“What we have realized is that community isn’t the romantic ideal so many believe it to be. It’s hard. Every relationship takes work and every community has its tragic flaws. Community always comes with expectations and demands. It always requires sacrifice.”
- The Cry, Word Made Flesh by Chris Heuertz
If we were all honest about the realities of living in community, wouldn’t we all agree with the quote above? When you chose to live in your neighborhood, apartment building, loft…you chose it with this inner ideal of what life should be like. Some of us choose homes with big yards to enjoy our personal space and some of us choose the apartment building because it has a built in gym, swimming pool, and no landscaping required! But if we were honest with ourselves, in all our business, ALL of us cry out for community in some way. Yes, even us introverts!

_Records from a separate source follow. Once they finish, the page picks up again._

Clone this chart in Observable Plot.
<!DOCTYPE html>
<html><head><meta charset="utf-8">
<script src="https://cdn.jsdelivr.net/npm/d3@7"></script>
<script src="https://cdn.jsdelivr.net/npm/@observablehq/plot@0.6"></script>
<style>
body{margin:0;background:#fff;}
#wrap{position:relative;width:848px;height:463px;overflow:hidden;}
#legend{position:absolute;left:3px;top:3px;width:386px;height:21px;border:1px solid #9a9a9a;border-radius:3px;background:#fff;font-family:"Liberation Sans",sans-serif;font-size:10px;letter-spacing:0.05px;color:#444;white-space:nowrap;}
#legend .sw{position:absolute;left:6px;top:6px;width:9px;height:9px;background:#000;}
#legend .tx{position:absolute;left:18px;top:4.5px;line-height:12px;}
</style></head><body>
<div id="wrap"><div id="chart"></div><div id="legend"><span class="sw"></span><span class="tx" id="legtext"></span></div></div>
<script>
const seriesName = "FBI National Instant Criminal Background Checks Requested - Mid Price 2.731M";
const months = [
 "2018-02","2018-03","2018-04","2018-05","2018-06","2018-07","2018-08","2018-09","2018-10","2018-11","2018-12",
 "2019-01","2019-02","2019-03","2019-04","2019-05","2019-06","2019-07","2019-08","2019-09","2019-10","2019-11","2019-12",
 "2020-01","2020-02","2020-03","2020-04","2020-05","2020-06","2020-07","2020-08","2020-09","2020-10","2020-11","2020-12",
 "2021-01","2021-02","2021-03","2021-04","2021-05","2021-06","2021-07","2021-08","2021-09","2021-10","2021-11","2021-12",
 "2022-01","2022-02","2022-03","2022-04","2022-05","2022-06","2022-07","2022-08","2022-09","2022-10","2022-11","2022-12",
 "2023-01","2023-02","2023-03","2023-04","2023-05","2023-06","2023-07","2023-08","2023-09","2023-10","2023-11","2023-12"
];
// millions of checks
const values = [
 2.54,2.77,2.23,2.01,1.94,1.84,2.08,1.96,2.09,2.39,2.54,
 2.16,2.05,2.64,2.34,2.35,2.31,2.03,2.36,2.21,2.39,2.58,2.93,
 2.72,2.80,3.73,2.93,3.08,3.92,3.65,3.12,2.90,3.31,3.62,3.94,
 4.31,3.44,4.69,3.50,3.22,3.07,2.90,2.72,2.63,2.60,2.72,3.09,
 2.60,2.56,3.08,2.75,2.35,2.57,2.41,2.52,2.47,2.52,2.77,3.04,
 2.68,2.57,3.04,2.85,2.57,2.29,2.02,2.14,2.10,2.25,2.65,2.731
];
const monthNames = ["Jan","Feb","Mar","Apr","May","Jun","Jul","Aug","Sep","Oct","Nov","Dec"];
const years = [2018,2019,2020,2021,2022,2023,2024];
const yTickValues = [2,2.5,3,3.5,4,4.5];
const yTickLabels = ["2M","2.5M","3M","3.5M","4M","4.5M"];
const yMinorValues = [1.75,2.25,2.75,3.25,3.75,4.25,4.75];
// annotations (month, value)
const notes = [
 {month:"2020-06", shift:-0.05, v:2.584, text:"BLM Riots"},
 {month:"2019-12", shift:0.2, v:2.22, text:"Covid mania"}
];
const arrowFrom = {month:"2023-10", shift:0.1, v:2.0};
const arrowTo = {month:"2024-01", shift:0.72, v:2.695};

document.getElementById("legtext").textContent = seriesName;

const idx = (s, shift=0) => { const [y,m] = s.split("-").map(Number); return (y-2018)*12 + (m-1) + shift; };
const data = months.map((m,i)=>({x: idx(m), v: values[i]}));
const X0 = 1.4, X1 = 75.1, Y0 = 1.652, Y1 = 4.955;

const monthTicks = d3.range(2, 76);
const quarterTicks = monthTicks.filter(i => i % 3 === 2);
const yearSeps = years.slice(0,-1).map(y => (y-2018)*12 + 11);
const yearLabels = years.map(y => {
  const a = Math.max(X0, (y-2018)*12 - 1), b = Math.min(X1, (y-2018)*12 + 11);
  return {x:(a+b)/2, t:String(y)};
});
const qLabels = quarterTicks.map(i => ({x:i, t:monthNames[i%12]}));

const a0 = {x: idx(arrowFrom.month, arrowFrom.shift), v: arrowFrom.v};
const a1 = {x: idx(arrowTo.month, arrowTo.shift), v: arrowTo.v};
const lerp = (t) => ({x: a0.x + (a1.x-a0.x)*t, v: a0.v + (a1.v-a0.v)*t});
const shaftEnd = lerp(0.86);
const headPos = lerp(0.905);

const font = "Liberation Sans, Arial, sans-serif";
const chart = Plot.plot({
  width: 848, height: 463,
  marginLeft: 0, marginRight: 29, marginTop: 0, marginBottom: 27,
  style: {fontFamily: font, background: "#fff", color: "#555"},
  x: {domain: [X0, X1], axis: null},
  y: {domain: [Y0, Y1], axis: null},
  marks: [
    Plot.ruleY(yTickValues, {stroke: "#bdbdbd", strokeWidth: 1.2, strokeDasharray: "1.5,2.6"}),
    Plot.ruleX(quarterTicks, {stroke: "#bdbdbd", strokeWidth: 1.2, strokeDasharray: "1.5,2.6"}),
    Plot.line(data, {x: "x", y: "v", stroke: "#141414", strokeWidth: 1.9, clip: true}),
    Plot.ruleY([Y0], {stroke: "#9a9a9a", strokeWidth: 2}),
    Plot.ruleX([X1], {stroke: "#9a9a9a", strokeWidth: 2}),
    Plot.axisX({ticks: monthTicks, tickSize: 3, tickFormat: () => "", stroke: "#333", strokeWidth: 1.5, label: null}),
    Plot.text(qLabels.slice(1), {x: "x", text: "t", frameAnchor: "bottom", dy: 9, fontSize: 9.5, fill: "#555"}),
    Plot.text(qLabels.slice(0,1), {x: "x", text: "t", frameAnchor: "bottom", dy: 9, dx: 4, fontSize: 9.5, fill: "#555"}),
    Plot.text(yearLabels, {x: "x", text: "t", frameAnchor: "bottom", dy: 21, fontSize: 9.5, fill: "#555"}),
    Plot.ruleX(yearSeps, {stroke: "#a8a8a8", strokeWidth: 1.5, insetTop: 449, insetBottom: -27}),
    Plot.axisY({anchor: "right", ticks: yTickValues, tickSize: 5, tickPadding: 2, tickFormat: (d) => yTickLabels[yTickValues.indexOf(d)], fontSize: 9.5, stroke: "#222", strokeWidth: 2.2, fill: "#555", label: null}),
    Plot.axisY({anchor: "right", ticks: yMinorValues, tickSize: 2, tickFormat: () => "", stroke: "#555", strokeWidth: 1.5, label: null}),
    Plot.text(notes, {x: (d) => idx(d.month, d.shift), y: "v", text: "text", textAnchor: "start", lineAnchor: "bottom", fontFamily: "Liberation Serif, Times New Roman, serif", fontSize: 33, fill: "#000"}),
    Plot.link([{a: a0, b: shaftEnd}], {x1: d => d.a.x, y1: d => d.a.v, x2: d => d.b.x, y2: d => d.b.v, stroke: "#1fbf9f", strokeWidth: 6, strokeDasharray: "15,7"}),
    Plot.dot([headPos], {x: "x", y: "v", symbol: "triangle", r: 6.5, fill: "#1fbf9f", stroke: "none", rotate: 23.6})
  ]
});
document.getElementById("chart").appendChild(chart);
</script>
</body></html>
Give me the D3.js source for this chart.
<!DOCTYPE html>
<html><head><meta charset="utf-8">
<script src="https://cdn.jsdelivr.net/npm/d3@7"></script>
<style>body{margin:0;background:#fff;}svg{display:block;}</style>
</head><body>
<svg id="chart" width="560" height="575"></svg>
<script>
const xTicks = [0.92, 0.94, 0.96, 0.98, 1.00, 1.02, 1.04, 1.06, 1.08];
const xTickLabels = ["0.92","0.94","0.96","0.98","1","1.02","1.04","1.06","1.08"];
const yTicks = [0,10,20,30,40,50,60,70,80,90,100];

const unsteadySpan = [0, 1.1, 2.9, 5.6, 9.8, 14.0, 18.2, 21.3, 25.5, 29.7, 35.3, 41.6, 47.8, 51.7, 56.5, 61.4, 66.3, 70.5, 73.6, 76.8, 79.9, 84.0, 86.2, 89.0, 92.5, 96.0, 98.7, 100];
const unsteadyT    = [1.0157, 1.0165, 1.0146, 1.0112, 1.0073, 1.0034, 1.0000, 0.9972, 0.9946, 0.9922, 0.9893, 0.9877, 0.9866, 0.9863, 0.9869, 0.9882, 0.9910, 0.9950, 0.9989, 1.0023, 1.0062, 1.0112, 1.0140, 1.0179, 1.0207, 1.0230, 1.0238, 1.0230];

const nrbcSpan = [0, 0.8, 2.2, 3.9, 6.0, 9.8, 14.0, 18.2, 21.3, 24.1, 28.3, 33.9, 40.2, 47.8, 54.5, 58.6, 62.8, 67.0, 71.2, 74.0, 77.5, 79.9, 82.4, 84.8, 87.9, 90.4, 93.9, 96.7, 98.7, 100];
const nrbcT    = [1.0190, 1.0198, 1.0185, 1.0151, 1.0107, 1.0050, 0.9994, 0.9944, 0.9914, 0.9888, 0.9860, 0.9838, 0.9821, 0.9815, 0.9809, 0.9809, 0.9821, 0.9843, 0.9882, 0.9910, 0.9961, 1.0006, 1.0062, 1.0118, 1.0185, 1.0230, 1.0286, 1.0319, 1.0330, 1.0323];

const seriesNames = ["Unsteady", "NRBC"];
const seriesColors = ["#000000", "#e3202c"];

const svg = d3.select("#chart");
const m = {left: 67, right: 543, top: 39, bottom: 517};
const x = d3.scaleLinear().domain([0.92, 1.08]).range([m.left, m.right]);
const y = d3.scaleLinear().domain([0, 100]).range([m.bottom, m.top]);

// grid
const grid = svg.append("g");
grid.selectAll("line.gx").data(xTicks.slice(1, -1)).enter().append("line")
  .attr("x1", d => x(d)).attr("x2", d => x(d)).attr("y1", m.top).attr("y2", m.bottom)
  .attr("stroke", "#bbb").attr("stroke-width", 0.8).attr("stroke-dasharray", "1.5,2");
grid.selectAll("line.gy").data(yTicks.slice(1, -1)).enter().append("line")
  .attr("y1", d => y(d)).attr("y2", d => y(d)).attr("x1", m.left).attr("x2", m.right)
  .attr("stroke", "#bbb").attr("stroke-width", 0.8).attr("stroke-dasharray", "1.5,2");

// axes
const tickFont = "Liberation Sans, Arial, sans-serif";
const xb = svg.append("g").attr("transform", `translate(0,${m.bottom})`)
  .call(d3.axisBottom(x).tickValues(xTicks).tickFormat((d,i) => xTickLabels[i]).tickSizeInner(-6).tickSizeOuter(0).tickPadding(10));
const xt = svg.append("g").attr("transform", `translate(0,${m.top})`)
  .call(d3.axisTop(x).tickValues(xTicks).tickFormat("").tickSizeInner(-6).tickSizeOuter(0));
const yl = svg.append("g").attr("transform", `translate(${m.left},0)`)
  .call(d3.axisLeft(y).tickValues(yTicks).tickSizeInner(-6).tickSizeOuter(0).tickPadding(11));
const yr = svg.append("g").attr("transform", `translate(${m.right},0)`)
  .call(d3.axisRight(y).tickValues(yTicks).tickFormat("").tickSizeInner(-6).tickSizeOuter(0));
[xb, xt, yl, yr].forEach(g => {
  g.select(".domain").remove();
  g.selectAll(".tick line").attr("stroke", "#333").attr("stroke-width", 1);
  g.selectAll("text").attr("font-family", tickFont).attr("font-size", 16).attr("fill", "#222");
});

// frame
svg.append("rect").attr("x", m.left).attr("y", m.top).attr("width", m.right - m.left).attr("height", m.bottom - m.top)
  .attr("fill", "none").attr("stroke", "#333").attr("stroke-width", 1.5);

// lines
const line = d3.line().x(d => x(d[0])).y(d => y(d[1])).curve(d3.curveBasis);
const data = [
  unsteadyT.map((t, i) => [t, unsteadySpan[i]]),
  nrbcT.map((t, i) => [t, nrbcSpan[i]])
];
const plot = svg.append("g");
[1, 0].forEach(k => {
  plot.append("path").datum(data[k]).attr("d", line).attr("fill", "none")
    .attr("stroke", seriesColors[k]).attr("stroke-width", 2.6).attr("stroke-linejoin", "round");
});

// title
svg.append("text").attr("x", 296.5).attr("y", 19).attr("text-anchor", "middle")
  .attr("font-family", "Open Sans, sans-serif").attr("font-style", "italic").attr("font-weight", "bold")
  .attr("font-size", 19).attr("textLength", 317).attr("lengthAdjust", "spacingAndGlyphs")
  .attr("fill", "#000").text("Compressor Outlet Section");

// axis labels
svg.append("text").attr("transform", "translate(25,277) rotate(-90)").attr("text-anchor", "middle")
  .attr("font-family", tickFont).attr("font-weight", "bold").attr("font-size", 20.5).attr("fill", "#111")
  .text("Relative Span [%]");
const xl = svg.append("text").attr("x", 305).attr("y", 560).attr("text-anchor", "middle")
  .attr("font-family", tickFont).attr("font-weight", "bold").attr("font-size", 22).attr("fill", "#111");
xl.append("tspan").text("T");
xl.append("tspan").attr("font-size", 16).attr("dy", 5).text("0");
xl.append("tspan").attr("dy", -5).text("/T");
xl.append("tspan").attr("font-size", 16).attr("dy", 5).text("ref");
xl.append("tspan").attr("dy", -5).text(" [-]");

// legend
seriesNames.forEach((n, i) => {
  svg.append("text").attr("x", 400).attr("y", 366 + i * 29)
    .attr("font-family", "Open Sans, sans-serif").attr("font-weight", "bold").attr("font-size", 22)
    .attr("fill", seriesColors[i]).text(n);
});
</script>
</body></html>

When Jay and I moved into our townhouse seven years ago, we had NO idea we’d still be here. Due to the economy, a growing family, and the decision to have me stay at home…well, you see where this is heading. As it turns out, staying here in our small home has been the best scenario for our family. And I am so glad we did. Not only am I thankful that it only takes me 5 minutes to vacuum my entire downstairs or 30 minutes to clean my 2.5 baths, but I am thankful for the relationships we have built along the way.
Building relationships takes time.
Over that past few years we have seen many of our neighbors and friends come and go. It’s the very nature of life, AND the very nature of living in a community with a high rental rate. Some friendships are for a season.
I have learned to hold on to each relationship with open hands. Faithfully, loyally serving my neighbor, but loosely placing them in the Lord’s hands.
We have one neighbor who lives across the street from us. She lives alone and has become a dear friend. She serves as another set of eyes for me over my children. She loves our boys, prays for them when she sees them on the sidewalk playing, and praises them for how much they have grown. We trade cooked goods, water each other’s garden, and when the winter months are cold and dreary, I check every morning to see if her shades are up. She knows that if I don’t see her shades open by 10am, I will call and check on her. We’ve been to the ER together. We’ve prayed for healing over her when she was very sick. And we have cried over the loss of family with her. We have celebrated Christmas morning together.
And we have down right OFFENDED each other.
As with every relationship, there are sacrifices. Some we don’t knowingly sign up for.
At the potential loss of personal space, time, and money, we have gained so much more.
We pray our boys learn:
:: when we make cookies, jam, or ice cream, our first response is always, "who can we share this with?"
:: when there is young child who has fallen off their bike, they run up to them and see if they are okay.
:: when they see another child being picked on at the playground, they will stand up for justice.
:: that the clothing, toys, and items we have are not our own. They are gifts given to us to bless others.
::when they really want something (ie.the next best toy to be had) or someone so much…that they remember what's more important - to love the Lord their God with all that they are and to love neighbor.
I believe our God and Creator always intended us to live in community. When Jesus was talking with his disciples about the most important commandment, this was his wise response:
“The most important one,” answered Jesus, “is this: ‘Hear, O Israel: The Lord our God, the Lord is one. Love the Lord your God with all your heart and with all your soul and with all your mind and with all your strength.’ The second is this: ‘Love your neighbor as yourself.’ There is no commandment greater than these.”
And as much as this "mother bear heart" wants to lock her boys up inside all day to protect them from bad influences, foul language and perverse humans, I know that we cannot teach these thing to our children without our community.